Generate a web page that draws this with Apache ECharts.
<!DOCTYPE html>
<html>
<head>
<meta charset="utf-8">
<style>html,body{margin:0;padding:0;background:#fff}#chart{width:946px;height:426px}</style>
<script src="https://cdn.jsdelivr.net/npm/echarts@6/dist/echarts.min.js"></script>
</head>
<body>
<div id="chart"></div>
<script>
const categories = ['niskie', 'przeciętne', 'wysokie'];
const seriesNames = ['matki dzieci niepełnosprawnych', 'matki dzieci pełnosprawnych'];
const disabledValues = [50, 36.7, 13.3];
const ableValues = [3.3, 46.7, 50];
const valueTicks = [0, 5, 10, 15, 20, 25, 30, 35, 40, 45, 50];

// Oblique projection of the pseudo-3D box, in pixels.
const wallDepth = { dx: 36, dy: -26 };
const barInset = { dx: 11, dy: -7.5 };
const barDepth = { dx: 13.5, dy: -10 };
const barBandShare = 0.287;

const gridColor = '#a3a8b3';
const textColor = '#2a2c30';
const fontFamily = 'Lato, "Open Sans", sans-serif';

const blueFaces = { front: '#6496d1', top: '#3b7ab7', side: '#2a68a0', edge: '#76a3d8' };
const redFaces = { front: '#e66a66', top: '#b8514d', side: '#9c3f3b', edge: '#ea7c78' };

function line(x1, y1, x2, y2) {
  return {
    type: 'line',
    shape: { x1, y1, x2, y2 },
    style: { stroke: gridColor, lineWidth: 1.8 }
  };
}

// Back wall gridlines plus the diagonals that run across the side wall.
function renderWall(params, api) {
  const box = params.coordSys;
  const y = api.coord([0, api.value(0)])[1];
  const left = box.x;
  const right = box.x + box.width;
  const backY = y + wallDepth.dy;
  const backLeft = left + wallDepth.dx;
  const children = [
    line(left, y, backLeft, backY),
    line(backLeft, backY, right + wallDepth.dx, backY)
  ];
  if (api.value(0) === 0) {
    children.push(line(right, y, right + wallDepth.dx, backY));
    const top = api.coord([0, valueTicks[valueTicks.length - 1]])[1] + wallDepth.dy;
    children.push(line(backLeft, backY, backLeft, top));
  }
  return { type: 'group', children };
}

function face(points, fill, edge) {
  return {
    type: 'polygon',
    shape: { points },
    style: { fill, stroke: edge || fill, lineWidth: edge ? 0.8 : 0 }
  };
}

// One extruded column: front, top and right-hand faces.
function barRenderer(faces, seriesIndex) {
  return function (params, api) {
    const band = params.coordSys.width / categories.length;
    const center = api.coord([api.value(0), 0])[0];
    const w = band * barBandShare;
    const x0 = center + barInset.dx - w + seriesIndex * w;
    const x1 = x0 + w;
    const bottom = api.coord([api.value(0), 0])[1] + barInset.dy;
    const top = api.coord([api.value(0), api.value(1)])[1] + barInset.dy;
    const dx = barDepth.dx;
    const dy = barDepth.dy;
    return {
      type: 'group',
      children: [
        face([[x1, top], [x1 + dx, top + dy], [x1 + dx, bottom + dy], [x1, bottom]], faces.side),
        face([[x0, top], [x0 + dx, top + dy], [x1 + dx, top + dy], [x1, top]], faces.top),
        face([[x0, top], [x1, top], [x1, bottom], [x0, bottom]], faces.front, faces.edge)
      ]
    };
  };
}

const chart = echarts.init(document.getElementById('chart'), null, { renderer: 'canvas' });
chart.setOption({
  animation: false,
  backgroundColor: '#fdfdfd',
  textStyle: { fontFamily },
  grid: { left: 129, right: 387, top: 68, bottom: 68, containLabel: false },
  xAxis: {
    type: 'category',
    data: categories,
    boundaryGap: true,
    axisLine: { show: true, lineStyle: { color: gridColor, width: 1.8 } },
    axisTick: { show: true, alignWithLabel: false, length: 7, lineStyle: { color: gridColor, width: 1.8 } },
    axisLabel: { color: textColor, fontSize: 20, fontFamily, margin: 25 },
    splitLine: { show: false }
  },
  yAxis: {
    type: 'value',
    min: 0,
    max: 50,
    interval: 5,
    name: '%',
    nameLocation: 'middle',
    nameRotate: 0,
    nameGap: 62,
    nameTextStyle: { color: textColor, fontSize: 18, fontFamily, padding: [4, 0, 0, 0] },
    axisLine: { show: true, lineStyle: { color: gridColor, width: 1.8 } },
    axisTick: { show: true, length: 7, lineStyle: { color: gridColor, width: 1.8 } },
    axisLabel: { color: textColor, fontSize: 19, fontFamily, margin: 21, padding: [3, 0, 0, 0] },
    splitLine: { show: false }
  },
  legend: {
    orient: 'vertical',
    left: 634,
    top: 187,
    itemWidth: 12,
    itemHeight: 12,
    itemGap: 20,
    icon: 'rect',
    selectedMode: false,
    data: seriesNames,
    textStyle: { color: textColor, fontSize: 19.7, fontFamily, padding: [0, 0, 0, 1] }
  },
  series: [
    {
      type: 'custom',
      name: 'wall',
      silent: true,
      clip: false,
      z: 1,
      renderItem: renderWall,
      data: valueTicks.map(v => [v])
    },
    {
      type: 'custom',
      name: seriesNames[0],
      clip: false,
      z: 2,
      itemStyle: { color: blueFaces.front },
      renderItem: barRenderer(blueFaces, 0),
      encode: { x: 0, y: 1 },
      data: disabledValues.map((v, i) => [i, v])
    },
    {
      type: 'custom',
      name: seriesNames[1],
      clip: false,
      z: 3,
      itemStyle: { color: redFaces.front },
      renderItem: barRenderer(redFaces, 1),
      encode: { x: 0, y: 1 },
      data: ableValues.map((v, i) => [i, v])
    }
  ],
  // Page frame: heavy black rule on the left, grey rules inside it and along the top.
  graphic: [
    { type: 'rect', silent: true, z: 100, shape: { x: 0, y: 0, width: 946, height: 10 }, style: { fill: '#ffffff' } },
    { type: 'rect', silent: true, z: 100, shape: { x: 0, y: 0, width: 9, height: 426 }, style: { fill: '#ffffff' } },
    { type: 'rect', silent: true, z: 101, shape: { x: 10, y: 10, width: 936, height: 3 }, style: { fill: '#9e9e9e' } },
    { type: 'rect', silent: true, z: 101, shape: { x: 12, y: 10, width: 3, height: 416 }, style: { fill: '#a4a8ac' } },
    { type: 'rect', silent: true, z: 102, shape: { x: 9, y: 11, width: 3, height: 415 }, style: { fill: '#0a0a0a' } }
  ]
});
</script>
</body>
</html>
· · · · · · ·
Pick out the lines containing the string "that" and show them.

Generate a web page that draws this with Apache ECharts.
// Back wall gridlines plus the diagonals that run across the side wall.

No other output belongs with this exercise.